Because people are allowed not to say things. We don't live in a panopticon, we can't all read each others' minds. And generally consensus is that that's a good norm. So it should be here too.
An attempt at consensus
As you know, I'm a big fan of prediction markets, but I draw the line at markets on relationships (among other things). This is because I once mused about publicly forecasting a friend's relationship and they were upset. Even though I wouldn't have been saying anything untrue, some beautiful things cannot stand scrutiny. This was a dumb and callous mistake from me, but I resolved not to make it again.

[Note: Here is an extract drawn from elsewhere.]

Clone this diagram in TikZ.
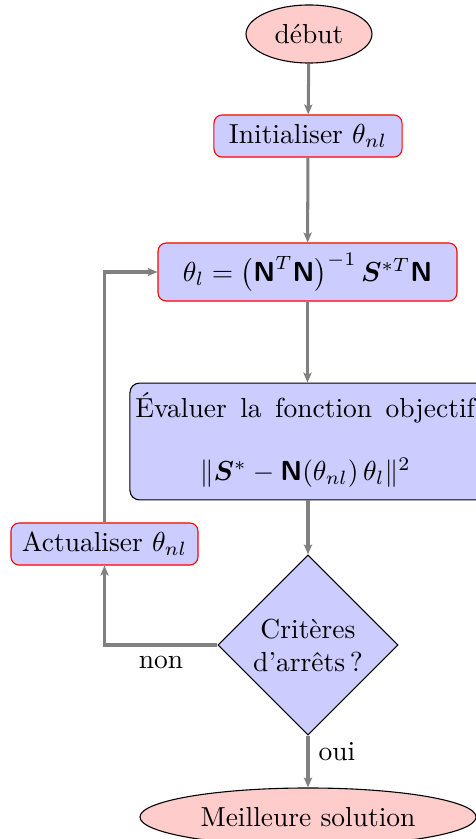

Hence, I try to be especially cautious around surfacing things that are vulnerable and personal.
While not exactly the same, I think that good governance requires some privacy. It requires space to think about your views, to change your mind and speak freely. We should have an extremely strong prior against sharing these conversations.
This leak in my opinion did not meet this bar. Had the slack contained evidence that EA figures knew about FTX's fraud that certainly would, but to me this falls short by at least an order of magnitude. And seemingly a lot of documents were shared. There weren't crimes just opinions. Currently, I think whoever shared of it should be ashamed of themselves and I would seriously consider kicking them out of community events. For clarity, I absolutely do not think that about those who gave sexual harassment stories to Time. For me the two are as night and day - by all means give evidence of severe wrongdoing, but never share verbatim random conversations for political gain.

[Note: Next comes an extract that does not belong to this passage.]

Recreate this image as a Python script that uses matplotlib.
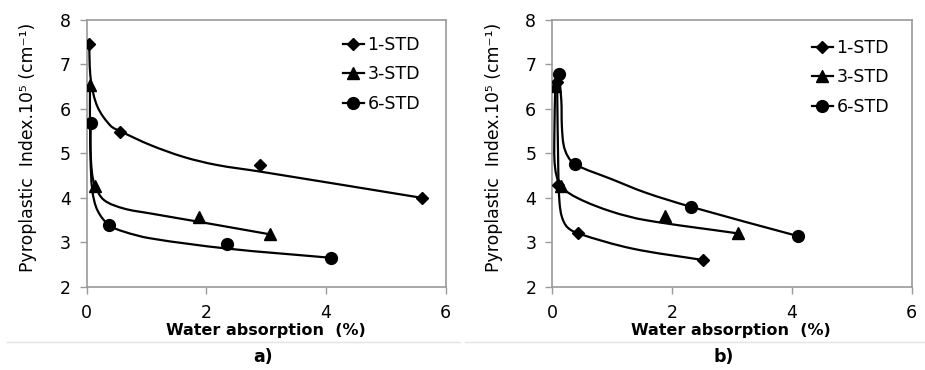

Some early reviews think that final point is a crux. That sometimes it's acceptable to use internal private knowledge to steer EA if people aren't convinced by your arguments. I think such thinking destroys trust and turns the whole community into an adversarial environment. We are a community who argue our positions, not one that seeks to uses newspapers to win arguments we couldn't win by discussion.
Talking With Journalists
It seems the consensus that we shouldn't do this. That the costs outweigh the benefits.
The cost-benefit frame
If a journalist contacts you it's unlikely that you are going to significantly shift the narrative of their story. But you might accidentally give them a quote that makes the story a lot worse or leak a load of private slack messages, smh.
Everyone likes to claim that they respect communities that are transparent, but I don't see that in practice. Does OpenPhil gain respect from people other than us for making its grants easy to critique? My guess is no. So really we should optimise transparency for what we want to know rather than externals.

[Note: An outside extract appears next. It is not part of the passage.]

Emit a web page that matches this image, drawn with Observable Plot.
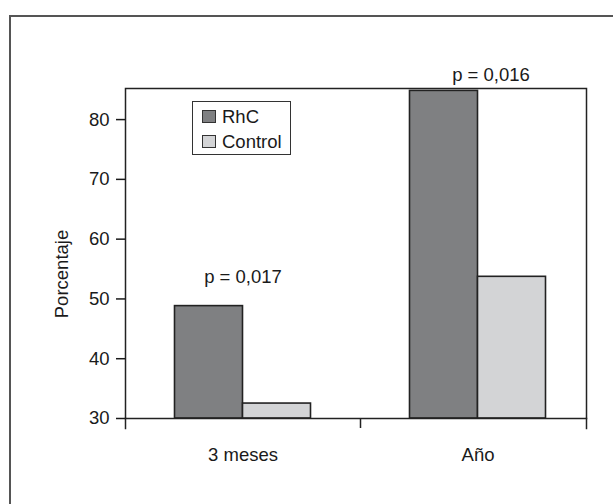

Here, talking to journalists has a high downside and small upside. You play in an adversarial environment. They are experts, I am not.
The reputation/accuracy frame
I think you should aim for a good reputation, rather than good PR. And I think you should aim for it by actually... being good and then communicating that accurately. If I am bad, I deserve a bad reputation.
So if we do bad things and a journalist asks about them, I feel a strong temptation to go on the record if I think the story is framed correctly (though not sharing private quotes from others). I usually try and get friends to talk me out of it. What I will say is that I don't mind worsening the image of EA when that is reality.
The loyalty frame
Here, my gut says that talking to journalists is a betrayal of the community - others don't expect me to do it so it's disloyal. I don't want to read people speaking for me when it's not true or misframing discussions.
I guess at times the "loyalty" part of me can see journalists as our outgroup who should at worst be placated, but at best ignored. This is a soldier mindset, though, before criticising, it seems very standard in other large communities.
I guess I'd like us to shift our loyaly to "truth in an adverse information environment" so without being naïve we can still acknowledge or even publicly affirm the flaws within EA.
The Notorious S.B.F.
I'm not gonna introduce this one. You know the story.
The loyalty frame?
I thought SBF was one of the best people alive. Within 12 hours I turned on him. Was I disloyal?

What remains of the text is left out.